• [PROBLEM STATEMENT] Retype the opening lines of the listing below, ending with the line that contains "import * as", and leave out any pictures.

• [INPUT]
****

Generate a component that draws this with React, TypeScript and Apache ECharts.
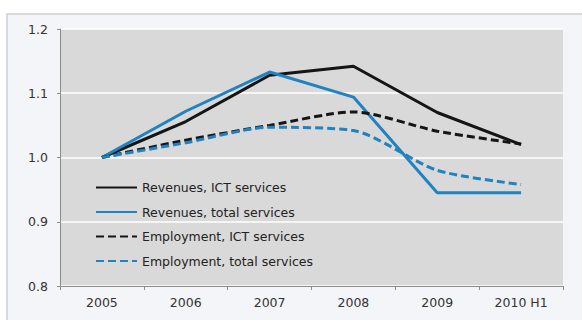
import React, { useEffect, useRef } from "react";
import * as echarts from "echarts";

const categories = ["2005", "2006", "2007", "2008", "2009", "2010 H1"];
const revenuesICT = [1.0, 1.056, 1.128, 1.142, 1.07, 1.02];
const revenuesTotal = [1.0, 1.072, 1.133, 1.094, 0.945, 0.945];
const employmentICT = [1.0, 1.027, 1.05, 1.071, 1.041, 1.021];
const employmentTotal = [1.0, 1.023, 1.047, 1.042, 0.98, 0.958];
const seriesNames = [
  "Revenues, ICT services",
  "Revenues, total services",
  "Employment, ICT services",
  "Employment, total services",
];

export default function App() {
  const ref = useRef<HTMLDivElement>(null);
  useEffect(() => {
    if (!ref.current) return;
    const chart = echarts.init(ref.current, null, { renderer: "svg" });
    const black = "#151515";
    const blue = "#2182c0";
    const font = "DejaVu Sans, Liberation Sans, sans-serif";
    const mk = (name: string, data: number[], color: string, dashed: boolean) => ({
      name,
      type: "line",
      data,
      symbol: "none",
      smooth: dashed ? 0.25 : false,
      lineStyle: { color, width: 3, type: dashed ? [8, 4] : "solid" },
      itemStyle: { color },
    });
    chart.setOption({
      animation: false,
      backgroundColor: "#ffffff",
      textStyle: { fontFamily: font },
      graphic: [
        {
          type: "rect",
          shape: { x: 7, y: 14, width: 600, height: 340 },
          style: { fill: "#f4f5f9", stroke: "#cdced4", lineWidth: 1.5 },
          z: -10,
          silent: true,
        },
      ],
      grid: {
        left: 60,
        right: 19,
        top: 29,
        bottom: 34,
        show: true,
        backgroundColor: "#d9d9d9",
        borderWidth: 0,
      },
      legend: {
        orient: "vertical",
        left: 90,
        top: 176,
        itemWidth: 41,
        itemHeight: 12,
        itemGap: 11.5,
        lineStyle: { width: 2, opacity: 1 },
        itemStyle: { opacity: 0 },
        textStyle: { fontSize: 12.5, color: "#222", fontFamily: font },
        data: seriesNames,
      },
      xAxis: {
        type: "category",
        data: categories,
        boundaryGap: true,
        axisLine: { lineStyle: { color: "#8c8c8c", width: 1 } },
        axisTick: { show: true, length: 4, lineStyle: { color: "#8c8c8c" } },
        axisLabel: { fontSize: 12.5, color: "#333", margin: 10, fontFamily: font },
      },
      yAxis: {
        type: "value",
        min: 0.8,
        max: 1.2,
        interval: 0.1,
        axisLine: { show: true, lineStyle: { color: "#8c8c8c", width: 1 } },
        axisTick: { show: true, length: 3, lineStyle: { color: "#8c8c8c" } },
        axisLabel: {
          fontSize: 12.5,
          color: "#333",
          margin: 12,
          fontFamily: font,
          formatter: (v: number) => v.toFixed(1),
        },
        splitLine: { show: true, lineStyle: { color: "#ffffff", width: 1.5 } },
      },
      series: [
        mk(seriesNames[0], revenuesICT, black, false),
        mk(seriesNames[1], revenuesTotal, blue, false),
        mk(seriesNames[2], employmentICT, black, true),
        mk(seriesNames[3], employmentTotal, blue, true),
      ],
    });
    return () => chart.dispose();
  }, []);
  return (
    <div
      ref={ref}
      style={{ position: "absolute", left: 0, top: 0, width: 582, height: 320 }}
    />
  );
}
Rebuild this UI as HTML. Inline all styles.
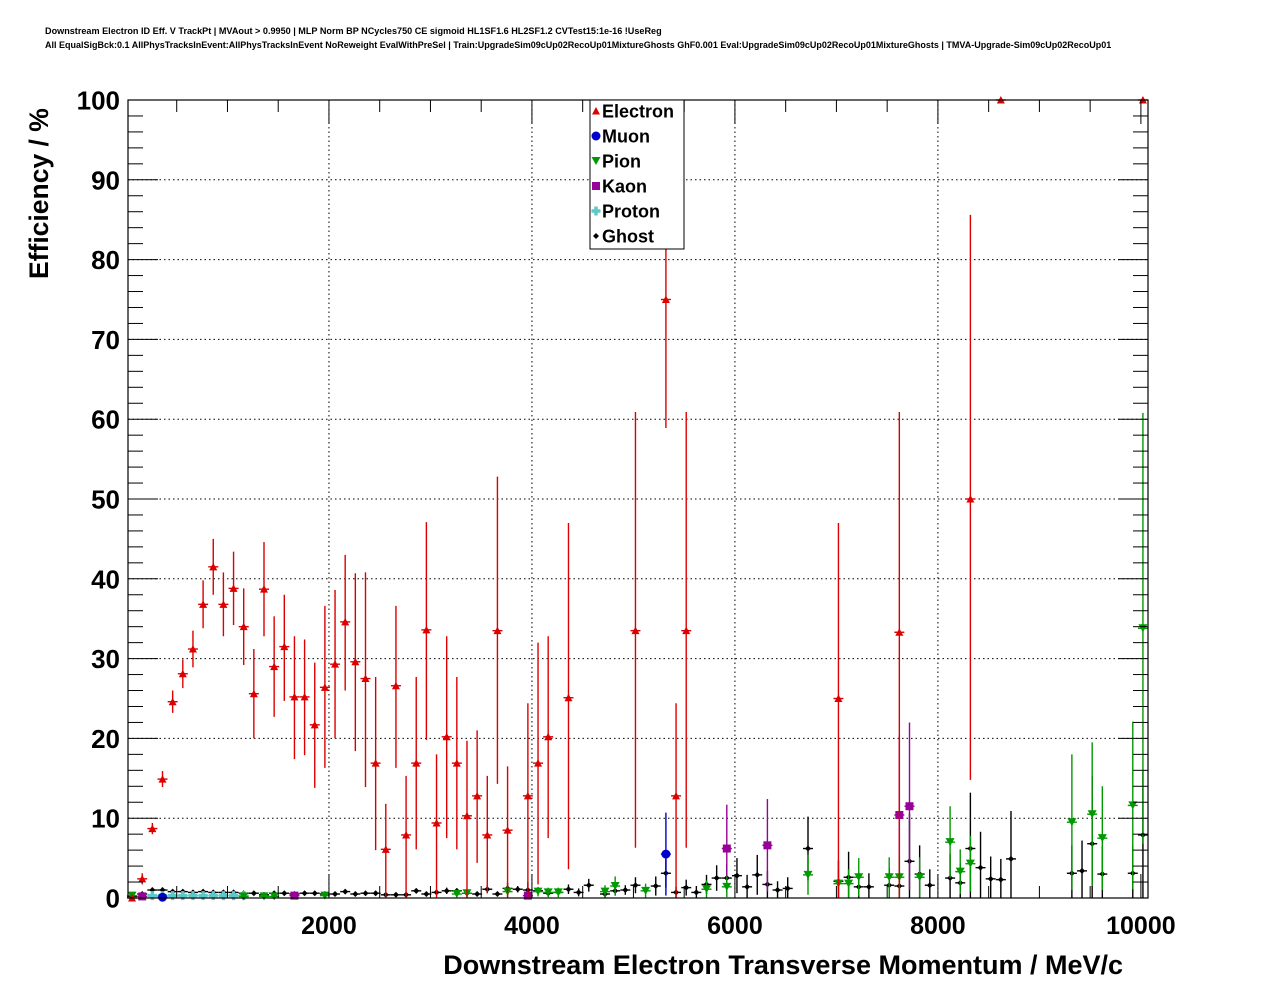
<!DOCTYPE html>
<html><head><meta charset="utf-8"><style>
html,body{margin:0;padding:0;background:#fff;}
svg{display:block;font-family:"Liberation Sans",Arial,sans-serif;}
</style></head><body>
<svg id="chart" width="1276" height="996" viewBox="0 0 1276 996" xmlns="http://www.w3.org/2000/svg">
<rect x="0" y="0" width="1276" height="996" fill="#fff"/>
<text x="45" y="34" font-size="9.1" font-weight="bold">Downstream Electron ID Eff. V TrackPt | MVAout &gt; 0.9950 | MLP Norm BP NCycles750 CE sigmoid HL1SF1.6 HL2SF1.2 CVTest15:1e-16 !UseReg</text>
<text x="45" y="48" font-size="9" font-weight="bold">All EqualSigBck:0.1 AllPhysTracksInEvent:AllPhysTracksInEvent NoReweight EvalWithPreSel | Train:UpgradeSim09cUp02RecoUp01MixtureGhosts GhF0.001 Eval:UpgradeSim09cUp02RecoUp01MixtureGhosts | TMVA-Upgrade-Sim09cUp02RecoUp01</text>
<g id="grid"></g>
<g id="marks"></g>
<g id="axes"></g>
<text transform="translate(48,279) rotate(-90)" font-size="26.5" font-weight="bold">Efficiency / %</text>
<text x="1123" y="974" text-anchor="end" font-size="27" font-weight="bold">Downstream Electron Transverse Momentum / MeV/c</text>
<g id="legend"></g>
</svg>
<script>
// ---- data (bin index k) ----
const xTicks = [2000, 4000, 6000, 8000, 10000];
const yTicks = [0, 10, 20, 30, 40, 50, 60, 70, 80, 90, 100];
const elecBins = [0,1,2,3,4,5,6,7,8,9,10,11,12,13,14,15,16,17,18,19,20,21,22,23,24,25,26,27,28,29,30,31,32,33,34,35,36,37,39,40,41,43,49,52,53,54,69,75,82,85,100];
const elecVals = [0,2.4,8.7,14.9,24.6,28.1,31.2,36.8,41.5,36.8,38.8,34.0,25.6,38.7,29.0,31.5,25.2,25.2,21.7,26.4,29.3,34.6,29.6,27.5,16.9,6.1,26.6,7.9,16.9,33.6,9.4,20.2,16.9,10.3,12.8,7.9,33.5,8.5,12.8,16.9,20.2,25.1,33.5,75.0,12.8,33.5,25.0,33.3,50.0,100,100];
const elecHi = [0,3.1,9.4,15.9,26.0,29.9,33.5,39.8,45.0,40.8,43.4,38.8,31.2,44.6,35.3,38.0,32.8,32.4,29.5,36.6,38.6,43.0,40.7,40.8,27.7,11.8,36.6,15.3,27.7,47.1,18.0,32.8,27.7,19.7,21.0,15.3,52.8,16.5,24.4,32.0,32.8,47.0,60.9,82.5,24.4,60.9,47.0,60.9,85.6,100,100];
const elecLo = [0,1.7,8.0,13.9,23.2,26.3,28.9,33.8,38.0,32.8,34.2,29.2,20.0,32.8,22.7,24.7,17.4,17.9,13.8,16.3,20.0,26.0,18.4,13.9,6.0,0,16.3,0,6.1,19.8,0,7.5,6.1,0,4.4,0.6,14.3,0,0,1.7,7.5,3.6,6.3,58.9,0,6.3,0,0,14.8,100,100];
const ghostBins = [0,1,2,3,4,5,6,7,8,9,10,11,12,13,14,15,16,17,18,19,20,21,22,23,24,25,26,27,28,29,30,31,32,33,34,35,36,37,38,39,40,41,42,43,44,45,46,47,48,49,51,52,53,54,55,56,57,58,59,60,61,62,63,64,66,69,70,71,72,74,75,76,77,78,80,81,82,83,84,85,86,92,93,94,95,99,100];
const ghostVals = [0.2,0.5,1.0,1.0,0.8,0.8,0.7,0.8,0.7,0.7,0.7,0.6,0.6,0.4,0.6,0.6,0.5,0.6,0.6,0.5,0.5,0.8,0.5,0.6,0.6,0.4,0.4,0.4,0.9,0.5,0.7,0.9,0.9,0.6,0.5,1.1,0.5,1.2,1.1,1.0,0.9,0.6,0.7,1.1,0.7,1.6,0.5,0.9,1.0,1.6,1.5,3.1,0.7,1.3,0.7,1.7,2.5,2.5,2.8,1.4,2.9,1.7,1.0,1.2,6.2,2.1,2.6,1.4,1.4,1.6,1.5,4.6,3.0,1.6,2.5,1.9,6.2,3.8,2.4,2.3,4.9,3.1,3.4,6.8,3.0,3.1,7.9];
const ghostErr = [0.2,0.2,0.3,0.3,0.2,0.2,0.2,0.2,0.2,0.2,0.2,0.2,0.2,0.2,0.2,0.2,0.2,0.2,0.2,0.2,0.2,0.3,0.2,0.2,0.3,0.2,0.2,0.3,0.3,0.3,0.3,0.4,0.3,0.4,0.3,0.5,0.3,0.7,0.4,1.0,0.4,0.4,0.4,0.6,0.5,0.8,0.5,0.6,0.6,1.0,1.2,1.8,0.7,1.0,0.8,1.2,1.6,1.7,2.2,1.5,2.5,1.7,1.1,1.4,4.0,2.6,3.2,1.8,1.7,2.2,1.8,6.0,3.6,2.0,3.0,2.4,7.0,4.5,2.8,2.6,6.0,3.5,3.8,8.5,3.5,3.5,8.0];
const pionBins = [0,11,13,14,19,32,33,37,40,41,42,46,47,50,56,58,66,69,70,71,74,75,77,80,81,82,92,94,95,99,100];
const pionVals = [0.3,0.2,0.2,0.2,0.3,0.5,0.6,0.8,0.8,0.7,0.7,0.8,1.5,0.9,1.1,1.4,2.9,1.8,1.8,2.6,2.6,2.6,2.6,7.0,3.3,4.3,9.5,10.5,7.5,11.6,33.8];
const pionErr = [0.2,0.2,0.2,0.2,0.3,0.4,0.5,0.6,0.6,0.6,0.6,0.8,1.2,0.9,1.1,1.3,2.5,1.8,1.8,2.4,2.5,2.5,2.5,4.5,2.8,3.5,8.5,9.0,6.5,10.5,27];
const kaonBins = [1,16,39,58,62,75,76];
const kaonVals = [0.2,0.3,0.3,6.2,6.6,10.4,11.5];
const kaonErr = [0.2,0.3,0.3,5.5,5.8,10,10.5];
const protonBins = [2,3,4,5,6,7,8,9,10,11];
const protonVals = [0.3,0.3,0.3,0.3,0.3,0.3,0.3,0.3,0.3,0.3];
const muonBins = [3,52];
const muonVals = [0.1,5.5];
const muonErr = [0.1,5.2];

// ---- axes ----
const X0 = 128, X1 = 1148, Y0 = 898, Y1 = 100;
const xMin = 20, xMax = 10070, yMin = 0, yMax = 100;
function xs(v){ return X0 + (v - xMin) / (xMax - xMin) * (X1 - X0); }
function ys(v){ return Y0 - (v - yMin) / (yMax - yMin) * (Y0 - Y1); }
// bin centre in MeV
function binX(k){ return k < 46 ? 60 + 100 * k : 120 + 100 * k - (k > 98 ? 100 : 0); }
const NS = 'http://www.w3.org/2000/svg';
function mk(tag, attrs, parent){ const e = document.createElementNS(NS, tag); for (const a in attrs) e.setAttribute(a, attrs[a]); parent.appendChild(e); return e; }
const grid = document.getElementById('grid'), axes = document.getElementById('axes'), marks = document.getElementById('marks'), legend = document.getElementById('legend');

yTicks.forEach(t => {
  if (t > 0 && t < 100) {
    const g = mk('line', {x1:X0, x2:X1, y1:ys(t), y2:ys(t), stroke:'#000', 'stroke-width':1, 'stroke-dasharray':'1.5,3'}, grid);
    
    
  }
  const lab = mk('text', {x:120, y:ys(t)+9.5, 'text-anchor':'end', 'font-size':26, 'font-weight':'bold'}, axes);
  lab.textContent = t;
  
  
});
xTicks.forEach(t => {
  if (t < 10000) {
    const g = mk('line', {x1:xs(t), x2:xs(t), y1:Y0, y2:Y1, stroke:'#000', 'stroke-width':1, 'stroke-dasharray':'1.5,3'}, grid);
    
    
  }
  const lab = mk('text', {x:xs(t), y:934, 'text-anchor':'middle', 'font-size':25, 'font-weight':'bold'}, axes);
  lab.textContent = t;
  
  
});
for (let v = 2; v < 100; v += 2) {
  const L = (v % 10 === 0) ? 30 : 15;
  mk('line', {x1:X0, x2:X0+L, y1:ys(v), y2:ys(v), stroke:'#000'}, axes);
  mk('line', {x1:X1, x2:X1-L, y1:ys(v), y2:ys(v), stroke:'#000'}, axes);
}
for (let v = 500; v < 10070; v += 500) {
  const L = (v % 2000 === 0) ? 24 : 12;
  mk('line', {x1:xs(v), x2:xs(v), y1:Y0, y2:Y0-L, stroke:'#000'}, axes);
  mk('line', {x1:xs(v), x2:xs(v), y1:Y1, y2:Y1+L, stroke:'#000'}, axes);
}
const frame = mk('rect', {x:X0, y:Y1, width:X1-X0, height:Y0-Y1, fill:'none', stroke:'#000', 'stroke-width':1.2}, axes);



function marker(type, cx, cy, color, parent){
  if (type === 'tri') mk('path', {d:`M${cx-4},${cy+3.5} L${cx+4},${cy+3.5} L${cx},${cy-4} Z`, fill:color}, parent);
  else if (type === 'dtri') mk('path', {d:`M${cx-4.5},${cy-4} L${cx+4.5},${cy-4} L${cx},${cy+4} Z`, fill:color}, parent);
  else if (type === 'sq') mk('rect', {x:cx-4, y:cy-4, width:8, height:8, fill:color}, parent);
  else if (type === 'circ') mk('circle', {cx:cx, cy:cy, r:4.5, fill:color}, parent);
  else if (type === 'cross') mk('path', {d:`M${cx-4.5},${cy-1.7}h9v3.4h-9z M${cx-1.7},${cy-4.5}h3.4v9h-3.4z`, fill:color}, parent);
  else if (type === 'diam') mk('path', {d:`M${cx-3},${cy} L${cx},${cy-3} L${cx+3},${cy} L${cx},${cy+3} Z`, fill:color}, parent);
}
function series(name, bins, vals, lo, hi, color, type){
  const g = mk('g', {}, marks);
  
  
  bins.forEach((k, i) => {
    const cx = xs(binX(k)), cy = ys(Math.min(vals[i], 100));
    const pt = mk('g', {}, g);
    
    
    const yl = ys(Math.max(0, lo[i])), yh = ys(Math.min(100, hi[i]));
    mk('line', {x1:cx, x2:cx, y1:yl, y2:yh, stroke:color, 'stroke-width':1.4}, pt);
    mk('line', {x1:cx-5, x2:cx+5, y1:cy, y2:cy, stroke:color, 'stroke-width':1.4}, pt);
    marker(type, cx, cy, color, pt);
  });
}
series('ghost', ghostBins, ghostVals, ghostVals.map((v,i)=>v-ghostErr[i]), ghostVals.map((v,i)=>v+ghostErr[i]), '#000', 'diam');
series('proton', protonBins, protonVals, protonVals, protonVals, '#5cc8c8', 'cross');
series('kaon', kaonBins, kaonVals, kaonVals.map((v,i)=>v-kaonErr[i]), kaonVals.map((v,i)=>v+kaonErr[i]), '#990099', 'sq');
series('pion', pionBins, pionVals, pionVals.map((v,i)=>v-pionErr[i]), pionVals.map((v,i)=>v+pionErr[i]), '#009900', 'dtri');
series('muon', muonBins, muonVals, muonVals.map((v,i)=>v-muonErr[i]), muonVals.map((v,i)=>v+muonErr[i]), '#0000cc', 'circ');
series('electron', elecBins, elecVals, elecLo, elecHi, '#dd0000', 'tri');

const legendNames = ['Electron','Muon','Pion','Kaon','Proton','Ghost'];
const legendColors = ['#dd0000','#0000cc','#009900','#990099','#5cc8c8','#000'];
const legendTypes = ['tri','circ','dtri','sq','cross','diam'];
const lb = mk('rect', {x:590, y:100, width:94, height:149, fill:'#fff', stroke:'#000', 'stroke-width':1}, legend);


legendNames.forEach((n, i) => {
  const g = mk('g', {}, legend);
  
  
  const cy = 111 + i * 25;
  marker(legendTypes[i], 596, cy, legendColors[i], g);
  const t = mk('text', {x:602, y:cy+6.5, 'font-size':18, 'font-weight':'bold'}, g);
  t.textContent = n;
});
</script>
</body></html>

****

• [COMPLETED EXERCISE]
Generate a component that draws this with React, TypeScript and Apache ECharts.
import React, { useEffect, useRef } from "react";
import * as echarts from "echarts";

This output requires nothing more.